■ Given material
==================================================

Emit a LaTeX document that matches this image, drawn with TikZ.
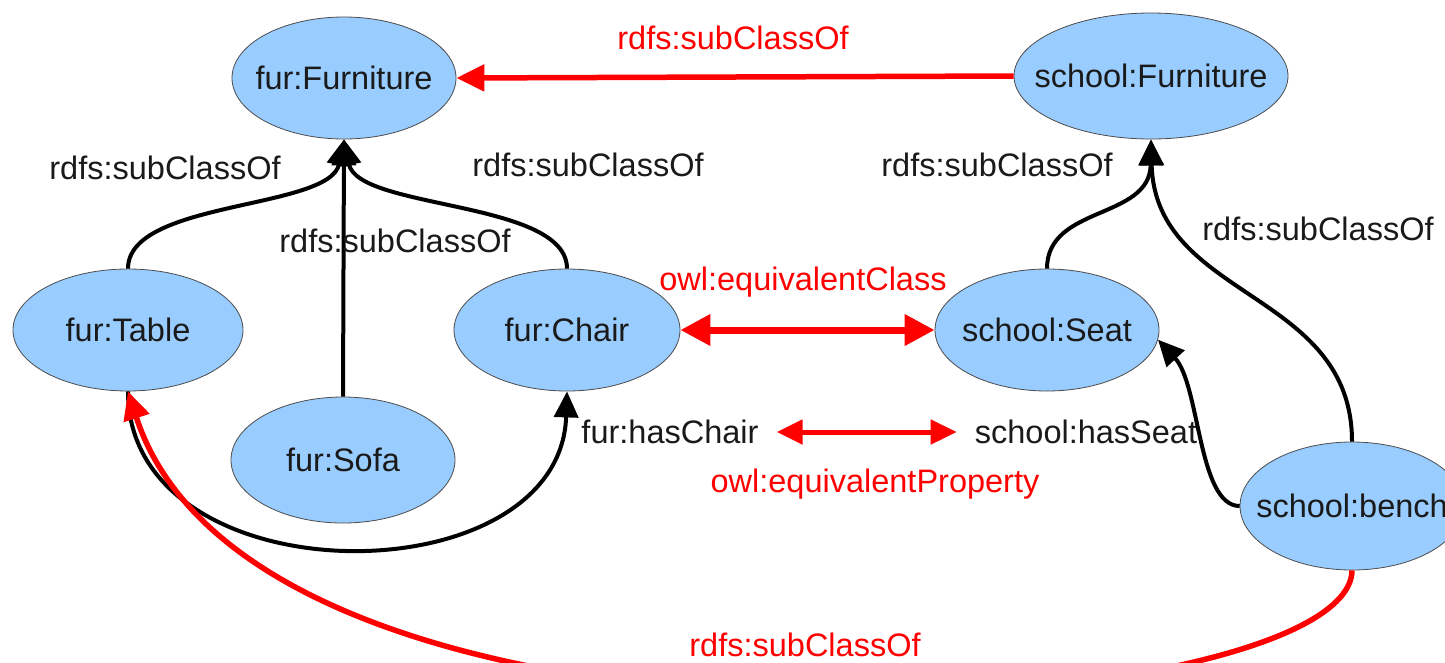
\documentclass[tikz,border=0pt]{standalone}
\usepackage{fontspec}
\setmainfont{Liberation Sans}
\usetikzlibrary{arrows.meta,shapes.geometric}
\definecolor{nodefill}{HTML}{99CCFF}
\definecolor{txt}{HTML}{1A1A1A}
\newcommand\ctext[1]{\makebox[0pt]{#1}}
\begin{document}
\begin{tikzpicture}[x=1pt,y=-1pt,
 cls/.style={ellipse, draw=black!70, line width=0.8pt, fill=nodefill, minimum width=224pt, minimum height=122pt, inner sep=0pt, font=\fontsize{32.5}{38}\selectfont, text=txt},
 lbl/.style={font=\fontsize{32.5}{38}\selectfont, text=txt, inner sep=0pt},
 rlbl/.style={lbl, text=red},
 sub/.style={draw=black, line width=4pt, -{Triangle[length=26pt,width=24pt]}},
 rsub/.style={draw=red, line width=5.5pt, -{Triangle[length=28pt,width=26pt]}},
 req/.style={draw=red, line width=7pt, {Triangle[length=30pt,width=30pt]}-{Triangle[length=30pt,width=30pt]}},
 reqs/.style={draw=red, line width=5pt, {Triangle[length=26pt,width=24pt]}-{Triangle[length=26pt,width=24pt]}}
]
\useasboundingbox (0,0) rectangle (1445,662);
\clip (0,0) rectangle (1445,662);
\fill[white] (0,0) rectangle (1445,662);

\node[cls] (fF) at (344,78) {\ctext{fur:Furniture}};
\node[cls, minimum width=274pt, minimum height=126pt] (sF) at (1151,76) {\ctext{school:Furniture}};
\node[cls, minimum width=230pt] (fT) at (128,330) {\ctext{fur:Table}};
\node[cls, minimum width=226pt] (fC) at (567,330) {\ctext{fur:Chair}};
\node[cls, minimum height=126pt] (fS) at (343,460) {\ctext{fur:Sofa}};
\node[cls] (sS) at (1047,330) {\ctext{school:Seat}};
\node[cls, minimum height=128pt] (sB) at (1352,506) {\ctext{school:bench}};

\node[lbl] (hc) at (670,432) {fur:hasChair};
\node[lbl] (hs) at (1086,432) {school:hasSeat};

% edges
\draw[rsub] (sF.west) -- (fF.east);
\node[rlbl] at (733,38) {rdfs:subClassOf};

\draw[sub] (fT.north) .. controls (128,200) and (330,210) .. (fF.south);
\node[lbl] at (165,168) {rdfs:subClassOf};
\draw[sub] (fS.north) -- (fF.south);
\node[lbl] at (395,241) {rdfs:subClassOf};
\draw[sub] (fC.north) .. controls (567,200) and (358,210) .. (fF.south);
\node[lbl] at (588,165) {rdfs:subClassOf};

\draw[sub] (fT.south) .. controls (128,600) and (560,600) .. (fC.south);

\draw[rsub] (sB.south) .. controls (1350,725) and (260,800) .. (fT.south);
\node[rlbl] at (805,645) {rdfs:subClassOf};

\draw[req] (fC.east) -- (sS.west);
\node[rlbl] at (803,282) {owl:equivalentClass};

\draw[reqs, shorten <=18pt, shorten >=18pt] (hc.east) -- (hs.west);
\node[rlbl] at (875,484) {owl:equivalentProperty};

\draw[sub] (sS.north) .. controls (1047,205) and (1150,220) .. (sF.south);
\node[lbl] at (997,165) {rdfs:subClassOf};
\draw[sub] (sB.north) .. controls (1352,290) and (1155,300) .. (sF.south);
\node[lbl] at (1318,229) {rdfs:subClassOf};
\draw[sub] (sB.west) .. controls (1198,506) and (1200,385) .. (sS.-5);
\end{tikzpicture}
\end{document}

==================================================

■ What you need to do
Repeat the data exactly, dropping every picture it holds.

■ Finished answer
Emit a LaTeX document that matches this image, drawn with TikZ.
\documentclass[tikz,border=0pt]{standalone}
\usepackage{fontspec}
\setmainfont{Liberation Sans}
\usetikzlibrary{arrows.meta,shapes.geometric}
\definecolor{nodefill}{HTML}{99CCFF}
\definecolor{txt}{HTML}{1A1A1A}
\newcommand\ctext[1]{\makebox[0pt]{#1}}
\begin{document}
\begin{tikzpicture}[x=1pt,y=-1pt,
 cls/.style={ellipse, draw=black!70, line width=0.8pt, fill=nodefill, minimum width=224pt, minimum height=122pt, inner sep=0pt, font=\fontsize{32.5}{38}\selectfont, text=txt},
 lbl/.style={font=\fontsize{32.5}{38}\selectfont, text=txt, inner sep=0pt},
 rlbl/.style={lbl, text=red},
 sub/.style={draw=black, line width=4pt, -{Triangle[length=26pt,width=24pt]}},
 rsub/.style={draw=red, line width=5.5pt, -{Triangle[length=28pt,width=26pt]}},
 req/.style={draw=red, line width=7pt, {Triangle[length=30pt,width=30pt]}-{Triangle[length=30pt,width=30pt]}},
 reqs/.style={draw=red, line width=5pt, {Triangle[length=26pt,width=24pt]}-{Triangle[length=26pt,width=24pt]}}
]
\useasboundingbox (0,0) rectangle (1445,662);
\clip (0,0) rectangle (1445,662);
\fill[white] (0,0) rectangle (1445,662);

\node[cls] (fF) at (344,78) {\ctext{fur:Furniture}};
\node[cls, minimum width=274pt, minimum height=126pt] (sF) at (1151,76) {\ctext{school:Furniture}};
\node[cls, minimum width=230pt] (fT) at (128,330) {\ctext{fur:Table}};
\node[cls, minimum width=226pt] (fC) at (567,330) {\ctext{fur:Chair}};
\node[cls, minimum height=126pt] (fS) at (343,460) {\ctext{fur:Sofa}};
\node[cls] (sS) at (1047,330) {\ctext{school:Seat}};
\node[cls, minimum height=128pt] (sB) at (1352,506) {\ctext{school:bench}};

\node[lbl] (hc) at (670,432) {fur:hasChair};
\node[lbl] (hs) at (1086,432) {school:hasSeat};

% edges
\draw[rsub] (sF.west) -- (fF.east);
\node[rlbl] at (733,38) {rdfs:subClassOf};

\draw[sub] (fT.north) .. controls (128,200) and (330,210) .. (fF.south);
\node[lbl] at (165,168) {rdfs:subClassOf};
\draw[sub] (fS.north) -- (fF.south);
\node[lbl] at (395,241) {rdfs:subClassOf};
\draw[sub] (fC.north) .. controls (567,200) and (358,210) .. (fF.south);
\node[lbl] at (588,165) {rdfs:subClassOf};

\draw[sub] (fT.south) .. controls (128,600) and (560,600) .. (fC.south);

\draw[rsub] (sB.south) .. controls (1350,725) and (260,800) .. (fT.south);
\node[rlbl] at (805,645) {rdfs:subClassOf};

\draw[req] (fC.east) -- (sS.west);
\node[rlbl] at (803,282) {owl:equivalentClass};

\draw[reqs, shorten <=18pt, shorten >=18pt] (hc.east) -- (hs.west);
\node[rlbl] at (875,484) {owl:equivalentProperty};

\draw[sub] (sS.north) .. controls (1047,205) and (1150,220) .. (sF.south);
\node[lbl] at (997,165) {rdfs:subClassOf};
\draw[sub] (sB.north) .. controls (1352,290) and (1155,300) .. (sF.south);
\node[lbl] at (1318,229) {rdfs:subClassOf};
\draw[sub] (sB.west) .. controls (1198,506) and (1200,385) .. (sS.-5);
\end{tikzpicture}
\end{document}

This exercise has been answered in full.